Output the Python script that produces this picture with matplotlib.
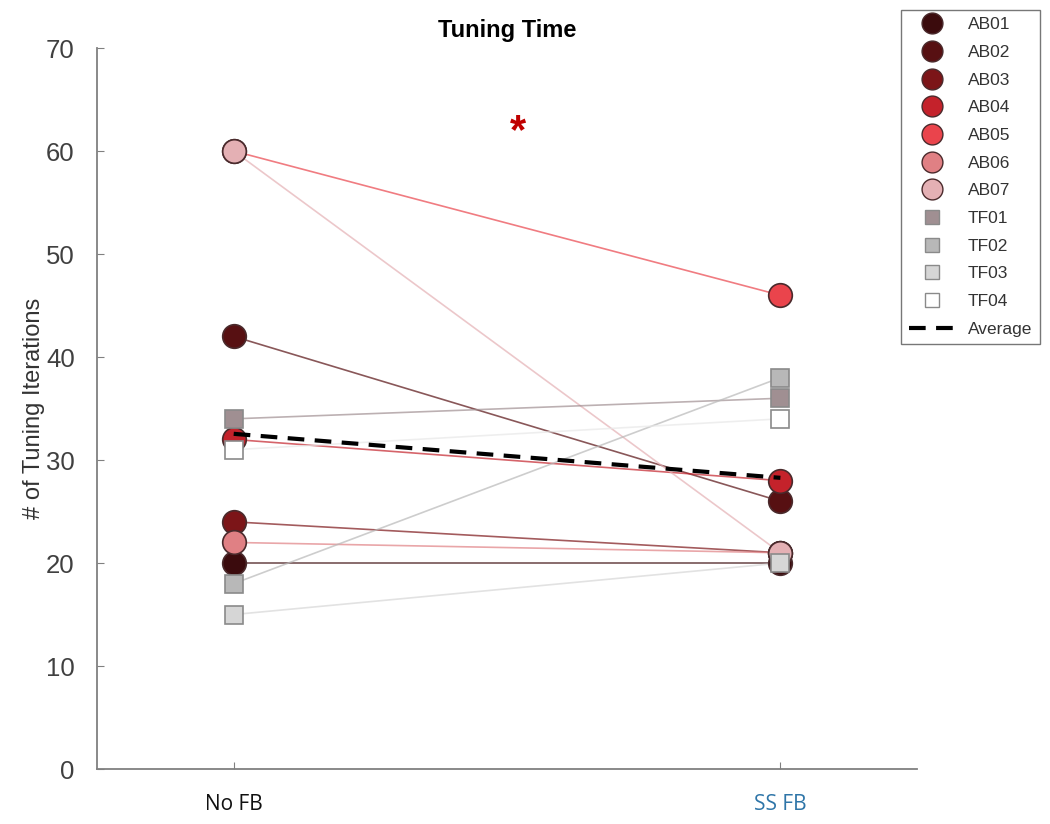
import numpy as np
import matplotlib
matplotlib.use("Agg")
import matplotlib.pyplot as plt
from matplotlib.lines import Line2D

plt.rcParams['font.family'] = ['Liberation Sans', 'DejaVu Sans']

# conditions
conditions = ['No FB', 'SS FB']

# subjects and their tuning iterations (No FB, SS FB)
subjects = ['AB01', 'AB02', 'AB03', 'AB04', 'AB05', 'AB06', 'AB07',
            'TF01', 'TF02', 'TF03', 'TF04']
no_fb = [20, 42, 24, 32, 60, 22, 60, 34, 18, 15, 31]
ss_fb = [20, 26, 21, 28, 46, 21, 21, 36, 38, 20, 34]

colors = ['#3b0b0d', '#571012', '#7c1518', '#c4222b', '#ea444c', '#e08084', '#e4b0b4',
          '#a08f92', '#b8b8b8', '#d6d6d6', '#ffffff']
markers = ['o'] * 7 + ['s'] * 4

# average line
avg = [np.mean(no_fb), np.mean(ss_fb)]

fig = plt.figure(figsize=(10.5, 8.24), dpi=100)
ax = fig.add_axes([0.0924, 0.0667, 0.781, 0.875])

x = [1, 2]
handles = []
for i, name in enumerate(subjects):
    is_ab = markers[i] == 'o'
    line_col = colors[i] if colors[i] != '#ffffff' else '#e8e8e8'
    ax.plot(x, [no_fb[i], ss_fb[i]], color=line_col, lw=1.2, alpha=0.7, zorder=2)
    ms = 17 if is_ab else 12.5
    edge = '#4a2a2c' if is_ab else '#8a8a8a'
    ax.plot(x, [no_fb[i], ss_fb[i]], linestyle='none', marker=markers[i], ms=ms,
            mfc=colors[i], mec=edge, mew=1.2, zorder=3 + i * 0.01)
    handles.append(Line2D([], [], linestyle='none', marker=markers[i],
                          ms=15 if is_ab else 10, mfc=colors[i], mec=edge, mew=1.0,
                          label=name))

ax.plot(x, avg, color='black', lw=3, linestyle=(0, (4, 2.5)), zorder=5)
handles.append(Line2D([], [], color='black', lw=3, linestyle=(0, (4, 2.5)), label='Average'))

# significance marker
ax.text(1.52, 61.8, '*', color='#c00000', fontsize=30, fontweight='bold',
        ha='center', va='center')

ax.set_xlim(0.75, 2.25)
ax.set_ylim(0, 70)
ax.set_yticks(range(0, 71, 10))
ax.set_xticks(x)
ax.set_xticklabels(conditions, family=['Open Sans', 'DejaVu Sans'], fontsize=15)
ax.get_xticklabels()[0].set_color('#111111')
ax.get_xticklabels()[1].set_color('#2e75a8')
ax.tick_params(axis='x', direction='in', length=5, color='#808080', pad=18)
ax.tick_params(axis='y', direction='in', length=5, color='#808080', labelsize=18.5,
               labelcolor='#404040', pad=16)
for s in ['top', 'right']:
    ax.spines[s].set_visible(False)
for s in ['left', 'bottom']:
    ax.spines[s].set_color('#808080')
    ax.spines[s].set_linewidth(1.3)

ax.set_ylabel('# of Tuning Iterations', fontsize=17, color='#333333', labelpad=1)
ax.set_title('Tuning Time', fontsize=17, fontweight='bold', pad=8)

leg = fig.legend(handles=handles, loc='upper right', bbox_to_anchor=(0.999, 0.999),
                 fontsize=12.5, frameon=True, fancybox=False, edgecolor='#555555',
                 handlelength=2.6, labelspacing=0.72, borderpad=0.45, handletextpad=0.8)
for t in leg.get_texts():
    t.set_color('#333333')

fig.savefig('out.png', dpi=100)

--

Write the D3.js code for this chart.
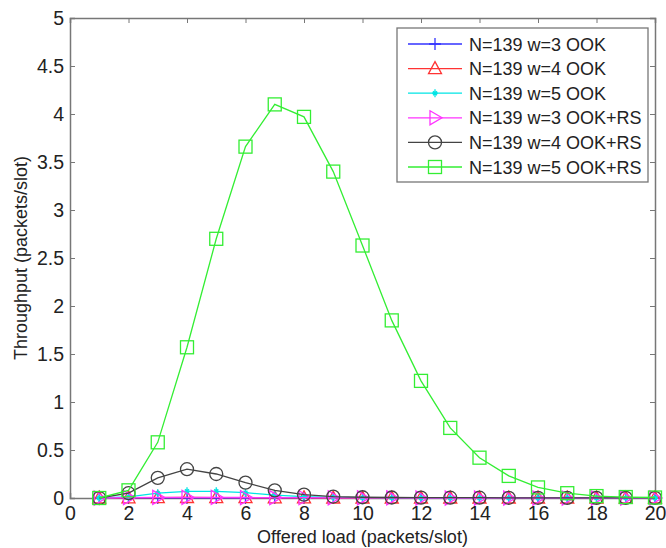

...

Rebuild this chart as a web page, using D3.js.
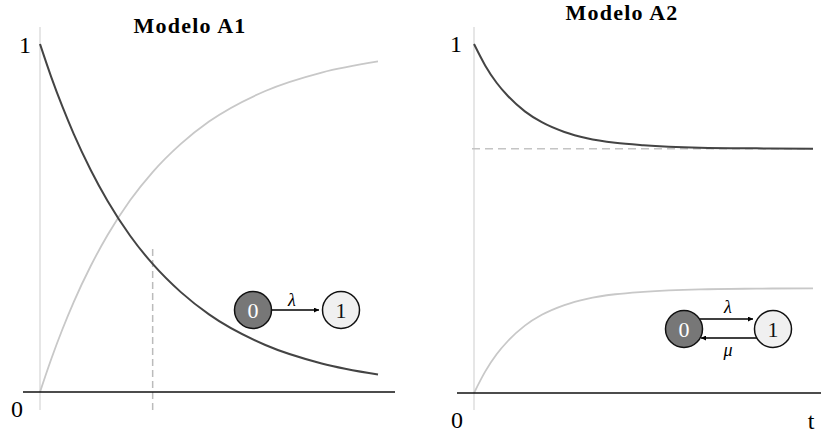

### Set task
Copy exactly the stretch of lines that starts at the line holding "Output the Python" and ends at the line holding "38, 20, 34]". Drop the pictures.

### Solution
Output the Python script that produces this picture with matplotlib.
import numpy as np
import matplotlib
matplotlib.use("Agg")
import matplotlib.pyplot as plt
from matplotlib.lines import Line2D

plt.rcParams['font.family'] = ['Liberation Sans', 'DejaVu Sans']

# conditions
conditions = ['No FB', 'SS FB']

# subjects and their tuning iterations (No FB, SS FB)
subjects = ['AB01', 'AB02', 'AB03', 'AB04', 'AB05', 'AB06', 'AB07',
            'TF01', 'TF02', 'TF03', 'TF04']
no_fb = [20, 42, 24, 32, 60, 22, 60, 34, 18, 15, 31]
ss_fb = [20, 26, 21, 28, 46, 21, 21, 36, 38, 20, 34]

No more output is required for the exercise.